Auch ich hatte mein Outfit geändert, doch die Hunde sind bei ihrem Herrchen Rocky an so einiges gewohnt, so leicht bringt sie nichts mehr aus der Ruhe. Nach alter Sitte der Gorale hatte ich mich so gut es ging in einen Schafhirten der Tatra verwandelt. Zum Knotenstock kam ein weißer Blouson mit traditionellem Schäferhut. Die Schultern bekleidete eine weiße gestrickte Wollweste, welche aus den gesponnenen Haaren meiner Hunde gefertigt war. Mein Teddy verkörperte mit seiner Schulterhöhe von 75 Zentimetern den absoluten Arbeitshund der Berge, er trug zwei Packtaschen aus geflochtenen Weidenzweigen auf seinem Rücken, natürlich ohne weiteren Inhalt und Ballast. An Endros Hals, baumelte an einer Lederschnur, eine kleine Kupferglocke, welche bei jeder Bewegung lustig bimmelte. Das ist zwar in der Hohen Tatra alleine einigen Schafen in der Herde vorbehalten, doch in der Altstadt sorgte allein schon der auffallend helle Glockenklang für einen Hingucker.
An sich wollte ich nur einmal quer durch die Stadt zum anderen Stadttor, doch die vielen Fragen zu meinen "Weißen Riesen" machten daraus eine zweieinhalbstündige Zeitreise durch die Vergangenheit.

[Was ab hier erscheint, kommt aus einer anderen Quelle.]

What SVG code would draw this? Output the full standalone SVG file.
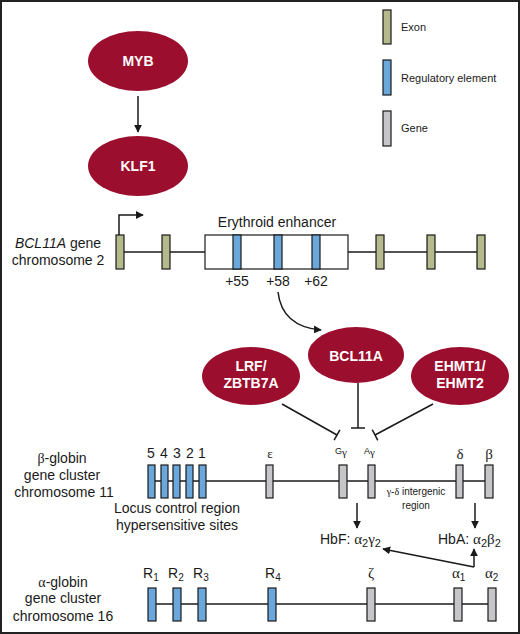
<svg xmlns="http://www.w3.org/2000/svg" width="520" height="634" viewBox="0 0 520 634">
<style>
svg{font-family:"Liberation Sans",Arial,sans-serif;font-size:14px}
text{fill:#1a1a1a}
.leg{font-size:11px}
.node{fill:#9c0e2d}
.nt{fill:#fff;font-weight:bold;font-size:14px;text-anchor:middle}
.ex{fill:#b4ba8b;stroke:#1a1a1a;stroke-width:1.2}
.rg{fill:#6aa8dc;stroke:#1a1a1a;stroke-width:1.2}
.gn{fill:#c6c6c8;stroke:#1a1a1a;stroke-width:1.2}
.ln{stroke:#1a1a1a;stroke-width:1.5;fill:none}
.gr{font-family:"Liberation Serif","Times New Roman",serif}
.c{text-anchor:middle}
</style>
<defs>
<marker id="ah" viewBox="0 0 10 10" refX="9" refY="5" markerWidth="8" markerHeight="8" markerUnits="userSpaceOnUse" orient="auto">
<path d="M0,0 L10,5 L0,10 z" fill="#1a1a1a"/>
</marker>
</defs>
<rect x="1" y="1" width="518" height="632" fill="#fff" stroke="#222" stroke-width="2"/>

<g id="legend">
<rect class="ex" x="383" y="10" width="8" height="34"/>
<text class="leg" x="401" y="31">Exon</text>
<rect class="rg" x="383" y="60" width="8" height="35"/>
<text class="leg" x="401" y="82">Regulatory element</text>
<rect class="gn" x="383" y="111" width="8" height="35"/>
<text class="leg" x="401" y="132">Gene</text>
</g>

<g id="connectors">
<line class="ln" x1="138" y1="96" x2="138" y2="132" marker-end="url(#ah)"/>
<path class="ln" d="M119,235 V215 H143" marker-end="url(#ah)"/>
<path class="ln" d="M278,292 C281,318 298,328 321,330" marker-end="url(#ah)"/>
<line class="ln" x1="282" y1="404" x2="337" y2="435"/>
<line class="ln" x1="334.1" y1="440.2" x2="339.9" y2="429.8"/>
<line class="ln" x1="358" y1="383" x2="358" y2="428"/>
<line class="ln" x1="351" y1="428" x2="365" y2="428"/>
<line class="ln" x1="433" y1="404" x2="375" y2="435"/>
<line class="ln" x1="372.2" y1="429.7" x2="377.8" y2="440.3"/>
<line class="ln" x1="357" y1="503" x2="357" y2="528" marker-end="url(#ah)"/>
<line class="ln" x1="475" y1="503" x2="475" y2="528" marker-end="url(#ah)"/>
<line class="ln" x1="474" y1="567" x2="383" y2="549" marker-end="url(#ah)"/>
<line class="ln" x1="474" y1="567" x2="474" y2="549" marker-end="url(#ah)"/>
</g>

<g id="MYB"><ellipse class="node" cx="138" cy="61" rx="50" ry="30"/><text class="nt" x="138" y="66">MYB</text></g>
<g id="KLF1"><ellipse class="node" cx="138" cy="166" rx="50" ry="30"/><text class="nt" x="138" y="171">KLF1</text></g>
<g id="BCL11A"><ellipse class="node" cx="356" cy="355" rx="48" ry="28"/><text class="nt" x="356" y="361">BCL11A</text></g>
<g id="LRF"><ellipse class="node" cx="251" cy="376" rx="49" ry="29"/><text class="nt" x="251" y="371">LRF/</text><text class="nt" x="251" y="388">ZBTB7A</text></g>
<g id="EHMT"><ellipse class="node" cx="460" cy="376" rx="49" ry="29"/><text class="nt" x="460" y="371">EHMT1/</text><text class="nt" x="460" y="388">EHMT2</text></g>

<g id="bcl11a-gene">
<text class="c" x="58" y="248"><tspan font-style="italic">BCL11A</tspan> gene</text>
<text class="c" x="58" y="265">chromosome 2</text>
<line class="ln" x1="120" y1="252" x2="481" y2="252"/>
<rect class="ex" x="116" y="235" width="8" height="34"/>
<rect class="ex" x="162" y="235" width="8" height="34"/>
<rect x="205" y="235" width="143" height="34" fill="#fff" stroke="#1a1a1a" stroke-width="1.2"/>
<rect class="rg" x="233" y="235" width="8" height="34"/>
<rect class="rg" x="274" y="235" width="8" height="34"/>
<rect class="rg" x="312" y="235" width="8" height="34"/>
<rect class="ex" x="376" y="235" width="8" height="34"/>
<rect class="ex" x="427" y="235" width="8" height="34"/>
<rect class="ex" x="477" y="235" width="8" height="34"/>
<text class="c" x="277" y="227">Erythroid enhancer</text>
<text class="c" x="237" y="286">+55</text>
<text class="c" x="278" y="286">+58</text>
<text class="c" x="316" y="286">+62</text>
</g>

<g id="beta-globin">
<text class="c" x="62" y="463"><tspan class="gr">β</tspan>-globin</text>
<text class="c" x="62" y="480">gene cluster</text>
<text class="c" x="64" y="497">chromosome 11</text>
<line class="ln" x1="151" y1="481" x2="489" y2="481"/>
<rect class="rg" x="148" y="465" width="7" height="33"/>
<rect class="rg" x="161" y="465" width="7" height="33"/>
<rect class="rg" x="173" y="465" width="7" height="33"/>
<rect class="rg" x="186" y="465" width="7" height="33"/>
<rect class="rg" x="199" y="465" width="7" height="33"/>
<rect class="gn" x="266" y="465" width="7" height="33"/>
<rect class="gn" x="339" y="465" width="8" height="33"/>
<rect class="gn" x="368" y="465" width="7" height="33"/>
<rect class="gn" x="456" y="465" width="7" height="33"/>
<rect class="gn" x="485" y="465" width="8" height="33"/>
<text class="c" x="151" y="458">5</text>
<text class="c" x="164" y="458">4</text>
<text class="c" x="177" y="458">3</text>
<text class="c" x="190" y="458">2</text>
<text class="c" x="202" y="458">1</text>
<text class="gr c" x="270" y="458" font-size="13">ε</text>
<text x="335" y="454" font-size="9">G<tspan class="gr" font-size="11" dy="2">γ</tspan></text>
<text x="364" y="454" font-size="9">A<tspan class="gr" font-size="11" dy="2">γ</tspan></text>
<text class="gr c" x="460" y="459" font-size="15">δ</text>
<text class="gr c" x="489" y="459" font-size="15">β</text>
<text class="c" x="416" y="495" font-size="10"><tspan class="gr">γ</tspan>-<tspan class="gr">δ</tspan> intergenic</text>
<text class="c" x="416" y="509" font-size="10">region</text>
<text class="c" x="177" y="513">Locus control region</text>
<text class="c" x="177" y="530">hypersensitive sites</text>
</g>

<g id="hb">
<text x="320" y="544">HbF: <tspan class="gr" font-size="15">α</tspan><tspan font-size="11" dy="3">2</tspan><tspan class="gr" font-size="15" dy="-3">γ</tspan><tspan font-size="11" dy="3">2</tspan></text>
<text x="438" y="544">HbA: <tspan class="gr" font-size="15">α</tspan><tspan font-size="11" dy="3">2</tspan><tspan class="gr" font-size="15" dy="-3">β</tspan><tspan font-size="11" dy="3">2</tspan></text>
</g>

<g id="alpha-globin">
<text class="c" x="63" y="587"><tspan class="gr">α</tspan>-globin</text>
<text class="c" x="63" y="603">gene cluster</text>
<text class="c" x="63" y="621">chromosome 16</text>
<line class="ln" x1="151" y1="604" x2="492" y2="604"/>
<rect class="rg" x="148" y="588" width="8" height="33"/>
<rect class="rg" x="173" y="588" width="8" height="33"/>
<rect class="rg" x="198" y="588" width="8" height="33"/>
<rect class="rg" x="268" y="588" width="8" height="33"/>
<rect class="gn" x="367" y="588" width="8" height="33"/>
<rect class="gn" x="454" y="588" width="8" height="33"/>
<rect class="gn" x="488" y="588" width="8" height="33"/>
<text x="143" y="578">R<tspan font-size="10" dy="3">1</tspan></text>
<text x="168" y="578">R<tspan font-size="10" dy="3">2</tspan></text>
<text x="193" y="578">R<tspan font-size="10" dy="3">3</tspan></text>
<text x="265" y="578">R<tspan font-size="10" dy="3">4</tspan></text>
<text class="gr c" x="371" y="578" font-size="15">ζ</text>
<text x="452" y="578"><tspan class="gr" font-size="15">α</tspan><tspan font-size="10" dy="3">1</tspan></text>
<text x="485" y="578"><tspan class="gr" font-size="15">α</tspan><tspan font-size="10" dy="3">2</tspan></text>
</g>
</svg>
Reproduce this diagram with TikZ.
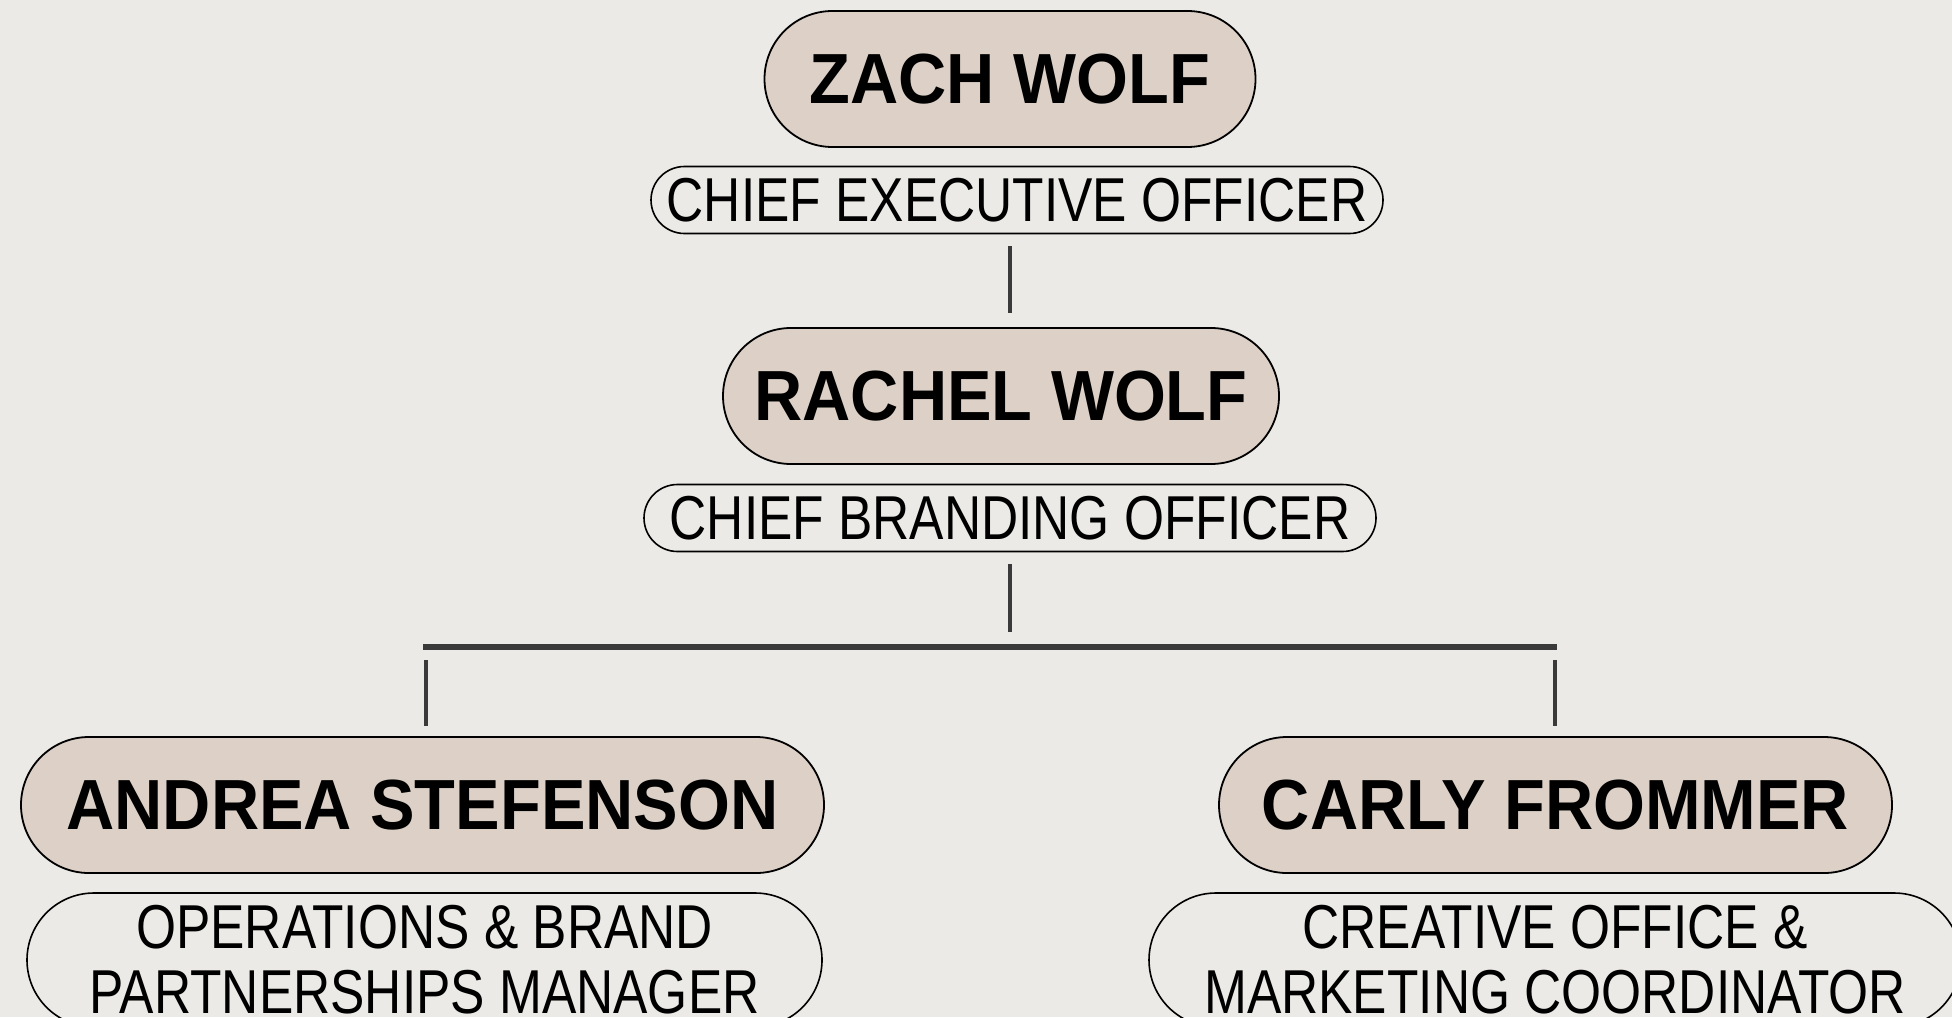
\documentclass[tikz,border=0pt]{standalone}
\usepackage{fontspec}
\newfontfamily\namefont[FakeStretch=0.94]{Liberation Sans}
\newfontfamily\rolefont[FakeStretch=0.83]{Liberation Sans}
\definecolor{paper}{HTML}{ECEAE6}
\definecolor{nameback}{HTML}{DCD0C7}
\definecolor{linegray}{HTML}{3A3A3A}
\tikzset{
  person/.style={draw=black, line width=0.9pt, fill=nameback, inner sep=0pt,
    minimum height=68pt, rounded corners=34pt,
    font=\namefont\bfseries\fontsize{35.5}{40}\selectfont},
  role/.style={draw=black, line width=0.8pt, inner sep=0pt,
    minimum height=33.5pt, rounded corners=16.75pt,
    font=\rolefont\fontsize{31}{32.5}\selectfont},
  rolebig/.style={role, minimum height=67pt, rounded corners=33.5pt, align=center},
  link/.style={draw=linegray, line width=1.9pt},
}
\begin{document}
\begin{tikzpicture}[x=0.5pt, y=-0.5pt]
  \useasboundingbox[fill=paper] (0,0) rectangle (1952,1017);
  % top
  \node[person, minimum width=245.5pt] (zach) at (1010,79) {ZACH WOLF};
  \node[role, minimum width=366pt] (ceo) at (1017,200) {CHIEF EXECUTIVE OFFICER};
  \node[person, minimum width=278pt] (rachel) at (1001,396) {RACHEL WOLF};
  \node[role, minimum width=366pt] (cbo) at (1010,518) {CHIEF BRANDING OFFICER};
  % bottom row
  \node[person, minimum width=401.5pt] (andrea) at (422.5,805) {ANDREA STEFENSON};
  \node[rolebig, minimum width=397.5pt] (opsmgr) at (424.5,960) {OPERATIONS \& BRAND\\PARTNERSHIPS MANAGER};
  \node[person, minimum width=336.5pt] (carly) at (1555.5,805) {CARLY FROMMER};
  \node[rolebig, minimum width=406pt] (coord) at (1555,960) {CREATIVE OFFICE \&\\MARKETING COORDINATOR};
  % lines
  \coordinate (barM) at (1010,647);
  \coordinate (barL) at (426,647);
  \coordinate (barR) at (1555,647);
  \draw[link, shorten <=6pt, shorten >=7pt] (ceo.south -| zach) -- (rachel.north -| zach);
  \draw[link, shorten <=6pt, shorten >=7.5pt] (cbo.south -| barM) -- (barM);
  \draw[link, line width=2.6pt] ([xshift=-1.5pt]barL) -- ([xshift=1pt]barR);
  \draw[link, shorten <=6.5pt, shorten >=5pt] (barL) -- (barL |- andrea.north);
  \draw[link, shorten <=6.5pt, shorten >=5pt] (barR) -- (barR |- carly.north);
\end{tikzpicture}
\end{document}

Als Fazit habe ich für mich festgestellt, alles war im Mittelalter bestimmt nicht schlecht und die Hektik von heute stand damals bestimmt außen vor. Ich habe viele nette Menschen an diesem Tag getroffen und alle waren voll des Lobes für dieses gelungene Fest.
Hey Rocky,
echt gute Geschichte geschrieben.
Könntest Dich ja mal als Verfasser von Kurzgeschichten bei Deiner Tageszeitung melden.
So etwas würden die garantiert einstellen.